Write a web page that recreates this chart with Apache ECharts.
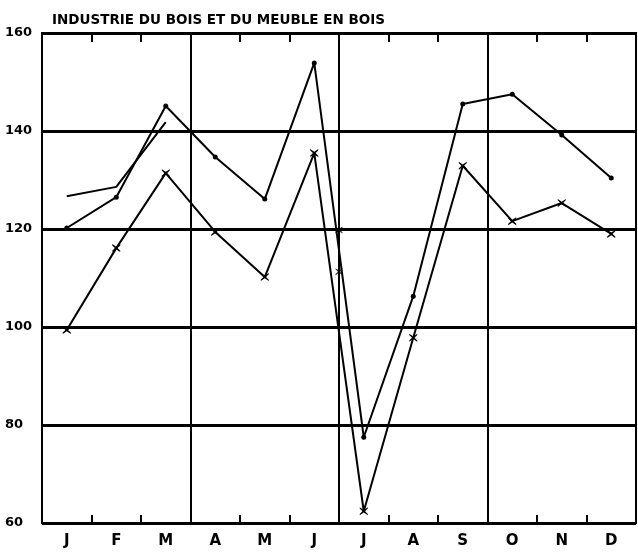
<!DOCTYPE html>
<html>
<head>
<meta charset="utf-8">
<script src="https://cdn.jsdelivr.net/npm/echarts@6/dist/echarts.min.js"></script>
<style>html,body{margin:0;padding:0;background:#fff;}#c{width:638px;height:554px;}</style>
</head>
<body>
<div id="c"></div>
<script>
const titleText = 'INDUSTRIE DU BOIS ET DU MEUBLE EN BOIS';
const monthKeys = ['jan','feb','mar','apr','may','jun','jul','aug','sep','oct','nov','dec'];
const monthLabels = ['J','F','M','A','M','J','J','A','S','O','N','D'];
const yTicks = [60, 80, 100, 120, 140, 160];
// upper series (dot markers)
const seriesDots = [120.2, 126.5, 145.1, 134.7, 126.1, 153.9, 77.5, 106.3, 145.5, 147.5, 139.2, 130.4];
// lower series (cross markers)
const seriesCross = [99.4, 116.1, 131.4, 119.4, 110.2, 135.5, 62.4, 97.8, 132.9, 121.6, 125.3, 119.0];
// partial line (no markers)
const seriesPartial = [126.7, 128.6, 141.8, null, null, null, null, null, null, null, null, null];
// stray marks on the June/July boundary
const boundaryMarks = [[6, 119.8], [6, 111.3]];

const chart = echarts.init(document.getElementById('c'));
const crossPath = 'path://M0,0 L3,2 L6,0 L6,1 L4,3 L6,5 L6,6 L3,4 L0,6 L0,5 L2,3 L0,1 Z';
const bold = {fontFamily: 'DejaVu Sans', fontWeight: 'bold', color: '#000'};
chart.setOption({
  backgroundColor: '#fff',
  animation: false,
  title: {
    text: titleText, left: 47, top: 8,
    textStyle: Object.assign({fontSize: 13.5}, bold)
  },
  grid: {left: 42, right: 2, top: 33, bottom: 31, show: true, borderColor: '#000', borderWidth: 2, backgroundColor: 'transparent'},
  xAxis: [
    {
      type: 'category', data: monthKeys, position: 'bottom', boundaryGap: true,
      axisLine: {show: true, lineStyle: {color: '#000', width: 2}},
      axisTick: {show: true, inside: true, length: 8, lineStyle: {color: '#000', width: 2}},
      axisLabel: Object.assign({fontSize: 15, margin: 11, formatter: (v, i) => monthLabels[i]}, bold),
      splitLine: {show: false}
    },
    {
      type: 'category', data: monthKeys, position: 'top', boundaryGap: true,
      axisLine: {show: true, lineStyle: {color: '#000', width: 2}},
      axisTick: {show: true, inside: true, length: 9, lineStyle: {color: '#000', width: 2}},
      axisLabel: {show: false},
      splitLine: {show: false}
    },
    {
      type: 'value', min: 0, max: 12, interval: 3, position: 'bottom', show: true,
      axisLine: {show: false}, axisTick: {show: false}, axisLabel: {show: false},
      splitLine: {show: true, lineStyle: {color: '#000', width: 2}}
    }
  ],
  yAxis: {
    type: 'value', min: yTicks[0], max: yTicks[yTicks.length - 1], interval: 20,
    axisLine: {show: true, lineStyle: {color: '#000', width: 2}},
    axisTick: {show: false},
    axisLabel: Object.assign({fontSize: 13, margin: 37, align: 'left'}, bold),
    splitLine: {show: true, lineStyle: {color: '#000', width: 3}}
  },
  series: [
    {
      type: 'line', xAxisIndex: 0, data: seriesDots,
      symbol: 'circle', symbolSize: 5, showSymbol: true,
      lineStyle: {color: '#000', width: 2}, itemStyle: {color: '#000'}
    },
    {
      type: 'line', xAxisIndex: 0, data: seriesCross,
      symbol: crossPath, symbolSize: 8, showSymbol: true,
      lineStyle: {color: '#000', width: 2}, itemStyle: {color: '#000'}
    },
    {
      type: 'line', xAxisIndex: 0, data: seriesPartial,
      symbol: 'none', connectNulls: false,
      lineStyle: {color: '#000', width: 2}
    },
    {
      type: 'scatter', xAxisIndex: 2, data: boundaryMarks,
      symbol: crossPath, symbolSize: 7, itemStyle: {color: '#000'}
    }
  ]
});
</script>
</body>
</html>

:::

Quote the data exactly, leaving every image out of the copy.

### Answer to this task
Write a web page that recreates this chart with Apache ECharts.
<!DOCTYPE html>
<html>
<head>
<meta charset="utf-8">
<script src="https://cdn.jsdelivr.net/npm/echarts@6/dist/echarts.min.js"></script>
<style>html,body{margin:0;padding:0;background:#fff;}#c{width:638px;height:554px;}</style>
</head>
<body>
<div id="c"></div>
<script>
const titleText = 'INDUSTRIE DU BOIS ET DU MEUBLE EN BOIS';
const monthKeys = ['jan','feb','mar','apr','may','jun','jul','aug','sep','oct','nov','dec'];
const monthLabels = ['J','F','M','A','M','J','J','A','S','O','N','D'];
const yTicks = [60, 80, 100, 120, 140, 160];
// upper series (dot markers)
const seriesDots = [120.2, 126.5, 145.1, 134.7, 126.1, 153.9, 77.5, 106.3, 145.5, 147.5, 139.2, 130.4];
// lower series (cross markers)
const seriesCross = [99.4, 116.1, 131.4, 119.4, 110.2, 135.5, 62.4, 97.8, 132.9, 121.6, 125.3, 119.0];
// partial line (no markers)
const seriesPartial = [126.7, 128.6, 141.8, null, null, null, null, null, null, null, null, null];
// stray marks on the June/July boundary
const boundaryMarks = [[6, 119.8], [6, 111.3]];

const chart = echarts.init(document.getElementById('c'));
const crossPath = 'path://M0,0 L3,2 L6,0 L6,1 L4,3 L6,5 L6,6 L3,4 L0,6 L0,5 L2,3 L0,1 Z';
const bold = {fontFamily: 'DejaVu Sans', fontWeight: 'bold', color: '#000'};
chart.setOption({
  backgroundColor: '#fff',
  animation: false,
  title: {
    text: titleText, left: 47, top: 8,
    textStyle: Object.assign({fontSize: 13.5}, bold)
  },
  grid: {left: 42, right: 2, top: 33, bottom: 31, show: true, borderColor: '#000', borderWidth: 2, backgroundColor: 'transparent'},
  xAxis: [
    {
      type: 'category', data: monthKeys, position: 'bottom', boundaryGap: true,
      axisLine: {show: true, lineStyle: {color: '#000', width: 2}},
      axisTick: {show: true, inside: true, length: 8, lineStyle: {color: '#000', width: 2}},
      axisLabel: Object.assign({fontSize: 15, margin: 11, formatter: (v, i) => monthLabels[i]}, bold),
      splitLine: {show: false}
    },
    {
      type: 'category', data: monthKeys, position: 'top', boundaryGap: true,
      axisLine: {show: true, lineStyle: {color: '#000', width: 2}},
      axisTick: {show: true, inside: true, length: 9, lineStyle: {color: '#000', width: 2}},
      axisLabel: {show: false},
      splitLine: {show: false}
    },
    {
      type: 'value', min: 0, max: 12, interval: 3, position: 'bottom', show: true,
      axisLine: {show: false}, axisTick: {show: false}, axisLabel: {show: false},
      splitLine: {show: true, lineStyle: {color: '#000', width: 2}}
    }
  ],
  yAxis: {
    type: 'value', min: yTicks[0], max: yTicks[yTicks.length - 1], interval: 20,
    axisLine: {show: true, lineStyle: {color: '#000', width: 2}},
    axisTick: {show: false},
    axisLabel: Object.assign({fontSize: 13, margin: 37, align: 'left'}, bold),
    splitLine: {show: true, lineStyle: {color: '#000', width: 3}}
  },
  series: [
    {
      type: 'line', xAxisIndex: 0, data: seriesDots,
      symbol: 'circle', symbolSize: 5, showSymbol: true,
      lineStyle: {color: '#000', width: 2}, itemStyle: {color: '#000'}
    },
    {
      type: 'line', xAxisIndex: 0, data: seriesCross,
      symbol: crossPath, symbolSize: 8, showSymbol: true,
      lineStyle: {color: '#000', width: 2}, itemStyle: {color: '#000'}
    },
    {
      type: 'line', xAxisIndex: 0, data: seriesPartial,
      symbol: 'none', connectNulls: false,
      lineStyle: {color: '#000', width: 2}
    },
    {
      type: 'scatter', xAxisIndex: 2, data: boundaryMarks,
      symbol: crossPath, symbolSize: 7, itemStyle: {color: '#000'}
    }
  ]
});
</script>
</body>
</html>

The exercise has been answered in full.